More importantly, sponsors said, the bill would correct a long-standing injustice for tribes that were among the first to greet English settlers in 1607.

The six tribes covered by the bill were part of the Powhatan Nation, a confederation of Eastern Virginia tribes known for Pocahontas who, according to legend, saved the life of Capt. John Smith and later married the first English tobacco planter, John Rolfe.

The recognition also would allow the tribes to repatriate remains of their ancestors stored at the Smithsonian.

However, they would be barred from operating casinos.

There are currently 11 state-recognized tribes in Virginia and more than 500 federally recognized Indian tribes, many of whom navigated the U.S. Bureau of Indian Affairs process.
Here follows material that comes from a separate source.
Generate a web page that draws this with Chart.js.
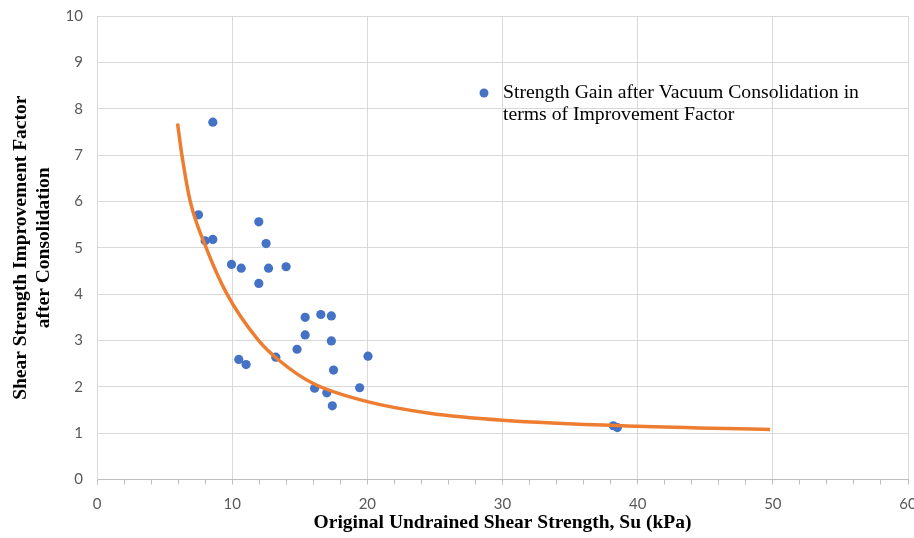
<!DOCTYPE html>
<html>
<head>
<meta charset="utf-8">
<script src="https://cdn.jsdelivr.net/npm/chart.js@4"></script>
<style>
  html, body { margin: 0; padding: 0; background: #fff; }
  #wrap { width: 914px; height: 538px; }
</style>
</head>
<body>
<div id="wrap"><canvas id="chart"></canvas></div>
<script>
// measured points: original Su (kPa) vs improvement factor
const suValues = [8.57, 7.51, 8.0, 8.57, 11.97, 12.51, 9.95, 10.67, 12.69, 13.99, 11.97, 15.4, 16.56, 17.34, 15.4, 17.34, 14.8, 10.49, 11.03, 13.23, 20.05, 17.5, 16.1, 17.0, 17.41, 19.43, 38.2, 38.5];
const factorValues = [7.71, 5.71, 5.15, 5.18, 5.56, 5.09, 4.64, 4.56, 4.56, 4.59, 4.23, 3.50, 3.56, 3.53, 3.12, 2.99, 2.81, 2.59, 2.48, 2.64, 2.66, 2.36, 1.97, 1.87, 1.59, 1.98, 1.16, 1.12];

// trend curve
const fitSu = [5.96, 6.28, 6.9, 8.05, 9.6, 11.9, 13.6, 16.0, 20.0, 24.6, 30.0, 40.0, 49.8];
const fitFactor = [7.68, 7.0, 6.0, 5.02, 4.01, 3.02, 2.54, 2.07, 1.68, 1.43, 1.28, 1.15, 1.08];

const xTicks = [0, 10, 20, 30, 40, 50, 60];
const yTicks = [0, 1, 2, 3, 4, 5, 6, 7, 8, 9, 10];

const legendLines = ['Strength Gain after Vacuum Consolidation in', 'terms of Improvement Factor'];
const xTitle = 'Original Undrained Shear Strength, Su (kPa)';
const yTitle = ['Shear Strength Improvement Factor', 'after Consolidation'];

const blue = '#4472C4';
const orange = '#ED7D31';
const gridColor = '#d9d9d9';
const serif = '"Liberation Serif", "Times New Roman", serif';

const legendPlugin = {
  id: 'insideLegend',
  afterDraw(chart) {
    const { ctx, chartArea } = chart;
    const x = chartArea.left + 387;
    const y = chartArea.top + 77;
    ctx.save();
    ctx.fillStyle = blue;
    ctx.beginPath();
    ctx.arc(x, y, 4.5, 0, Math.PI * 2);
    ctx.fill();
    ctx.fillStyle = '#000';
    ctx.font = '19.7px ' + serif;
    ctx.textBaseline = 'middle';
    legendLines.forEach((line, i) => ctx.fillText(line, x + 19, y + i * 22));
    ctx.restore();
  }
};

const data = {
  datasets: [
    {
      type: 'line',
      label: 'Fit',
      data: fitSu.map((x, i) => ({ x, y: fitFactor[i] })),
      borderColor: orange,
      borderWidth: 3.5,
      pointRadius: 0,
      cubicInterpolationMode: 'monotone',
      fill: false
    },
    {
      type: 'scatter',
      label: legendLines.join(' '),
      data: suValues.map((x, i) => ({ x, y: factorValues[i] })),
      backgroundColor: blue,
      borderColor: blue,
      borderWidth: 0,
      pointRadius: 4.6
    }
  ]
};

new Chart(document.getElementById('chart'), {
  type: 'scatter',
  data: data,
  plugins: [legendPlugin],
  options: {
    responsive: true,
    maintainAspectRatio: false,
    animation: false,
    layout: { padding: { top: 16, right: 6, left: 0, bottom: 0 } },
    plugins: {
      legend: { display: false },
      tooltip: { enabled: false }
    },
    scales: {
      x: {
        type: 'linear',
        min: 0,
        max: 60,
        afterBuildTicks: (scale) => {
          const t = [];
          for (let v = 0; v <= 60; v += 2) t.push({ value: v });
          scale.ticks = t;
        },
        afterFit: (scale) => { scale.height = 58.5; scale.paddingRight = 0; scale.paddingLeft = 0; },
        ticks: {
          autoSkip: false,
          maxRotation: 0,
          padding: 11,
          color: '#595959',
          font: { family: 'Lato, "Open Sans", sans-serif', size: 15 },
          callback: (v) => xTicks.includes(v) ? String(v) : ''
        },
        grid: {
          color: (c) => xTicks.includes(c.tick && c.tick.value) ? gridColor : 'rgba(0,0,0,0)',
          tickColor: '#bfbfbf',
          tickLength: 5,
          lineWidth: 1
        },
        border: { color: '#bfbfbf' },
        title: {
          display: true,
          text: xTitle,
          color: '#000',
          padding: { top: 0, bottom: 3 },
          font: { family: serif, size: 19.5, weight: 'bold' }
        }
      },
      y: {
        type: 'linear',
        min: 0,
        max: 10,
        afterBuildTicks: (scale) => { scale.ticks = yTicks.map(v => ({ value: v })); },
        afterFit: (scale) => { scale.width = 97; scale.paddingTop = 0; scale.paddingBottom = 0; },
        ticks: {
          padding: 14,
          color: '#595959',
          font: { family: 'Lato, "Open Sans", sans-serif', size: 15 }
        },
        grid: { color: gridColor, drawTicks: false },
        border: { color: gridColor },
        title: {
          display: true,
          text: yTitle,
          color: '#000',
          padding: { top: 9, bottom: 0 },
          font: { family: serif, size: 19.5, weight: 'bold', lineHeight: 1.2 }
        }
      }
    }
  }
});
</script>
</body>
</html>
Only one other tribe in Virginia has been federally recognized — the Pamunkey in 2016, one of two tribes with land on a reservation in King William County.
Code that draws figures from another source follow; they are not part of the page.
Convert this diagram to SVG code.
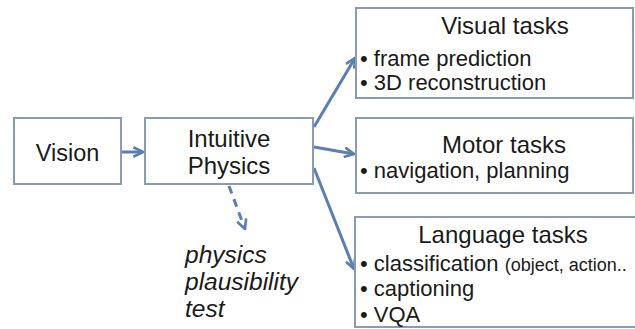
<svg xmlns="http://www.w3.org/2000/svg" width="635" height="329" viewBox="0 0 635 329">
<style>
.box{fill:#fff;stroke:#8a9bb8;stroke-width:2}
.t{font-family:"Liberation Sans",Arial,sans-serif;fill:#1a1a1a}
.title{font-size:24px;text-anchor:middle}
.b{font-size:22px}
.s{font-size:18px}
.it{font-size:24.5px;font-style:italic}
.c{stroke:#5b7fb3;stroke-width:3;fill:none}
.d{stroke-dasharray:8,6}
</style>
<defs>
<marker id="ah" viewBox="0 0 10 10" refX="9" refY="5" markerWidth="4" markerHeight="4" orient="auto" markerUnits="strokeWidth">
<polyline points="1,1 9,5 1,9" fill="none" stroke="#5b7fb3" stroke-width="2.2"/>
</marker>
</defs>
<rect width="635" height="329" fill="#fff"/>
<g id="connectors">
<line class="c" x1="121" y1="152" x2="143" y2="152" marker-end="url(#ah)"/>
<line class="c" x1="314" y1="127" x2="355" y2="58" marker-end="url(#ah)"/>
<line class="c" x1="314" y1="147" x2="354" y2="154" marker-end="url(#ah)"/>
<line class="c" x1="314" y1="168" x2="354" y2="269" marker-end="url(#ah)"/>
<line class="c d" x1="229" y1="186" x2="245" y2="229" marker-end="url(#ah)"/>
</g>
<g id="vision">
<rect class="box" x="14" y="118" width="107" height="66"/>
<text class="t" x="67.5" y="161" font-size="23.5" text-anchor="middle">Vision</text>
</g>
<g id="intuitive-physics">
<rect class="box" x="145" y="118" width="168" height="66"/>
<text class="t title" x="229" y="147">Intuitive</text>
<text class="t title" x="229" y="174">Physics</text>
</g>
<g id="plausibility">
<text class="t it" x="185" y="263">physics</text>
<text class="t it" x="185" y="290">plausibility</text>
<text class="t it" x="185" y="317">test</text>
</g>
<g id="visual-tasks">
<rect class="box" x="356" y="8" width="277" height="90"/>
<text class="t title" x="505" y="34">Visual tasks</text>
<text class="t b" x="360" y="66">• frame prediction</text>
<text class="t b" x="360" y="90">• 3D reconstruction</text>
</g>
<g id="motor-tasks">
<rect class="box" x="356" y="118" width="277" height="75"/>
<text class="t title" x="504" y="153">Motor tasks</text>
<text class="t b" x="360" y="178">• navigation, planning</text>
</g>
<g id="language-tasks">
<rect class="box" x="355" y="217" width="290" height="110"/>
<text class="t title" x="503" y="243">Language tasks</text>
<text class="t b" x="360" y="271">• classification <tspan class="s">(object, action..</tspan></text>
<text class="t b" x="360" y="296">• captioning</text>
<text class="t b" x="360" y="322">• VQA</text>
</g>
</svg>
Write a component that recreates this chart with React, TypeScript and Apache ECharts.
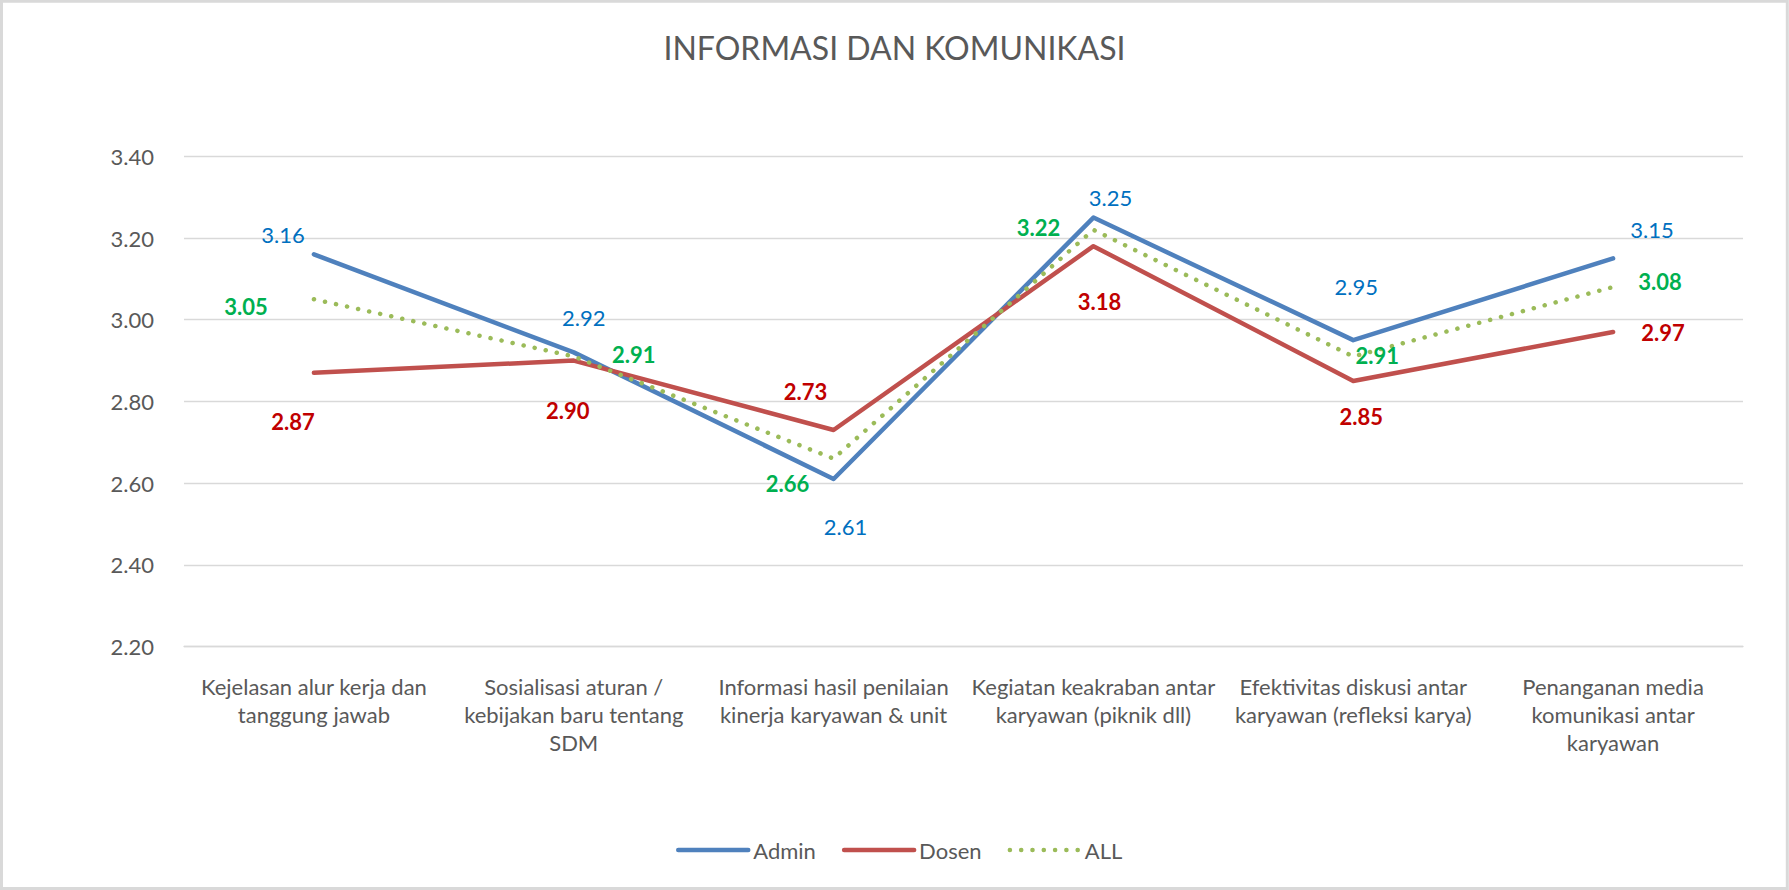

A discriminatory state law and quirks of history blocked that path for other Virginia tribes.

The Racial Integrity Act of 1924, required that births in the state be registered as either “white” or “colored,” with no option available for Native Americans. The result is what historians have described as a “paper genocide” of Indian tribes.

Other key documents were lost in Civil War-era fires.

Delays also resulted from the tribes’ unique place in history: They made peace with England before the country was established and never signed formal treaties with the U.S. government.

The Mattaponi Indians, the other Virginia tribe with a reservation dating back to the colonial era, are pursuing recognition through the Bureau of Indian Affairs, having long ago given up on getting recognition from Congress.

The remaining three tribes secured state recognition in 2010, but have yet to meet federal criteria due to the high hurdles they face to prove lineage.

Getting the legislation passed was no easy task.

Sen. Kaine said the bill passed on a motion for unanimous consent after years of trying to get it through committee.

“We had 75 votes, but that was not enough,’ he said. “We needed all 100.”

Some opponents rejected the notion that Congress should recognize the Virginia tribes when the U.S. Bureau of Indian Affairs set up an administrative procedure to do so.

However, the chiefs said the expensive and time-consuming process effectively precluded most Virginia tribes because gaps in their records made it impossible for them to provide complete genealogies.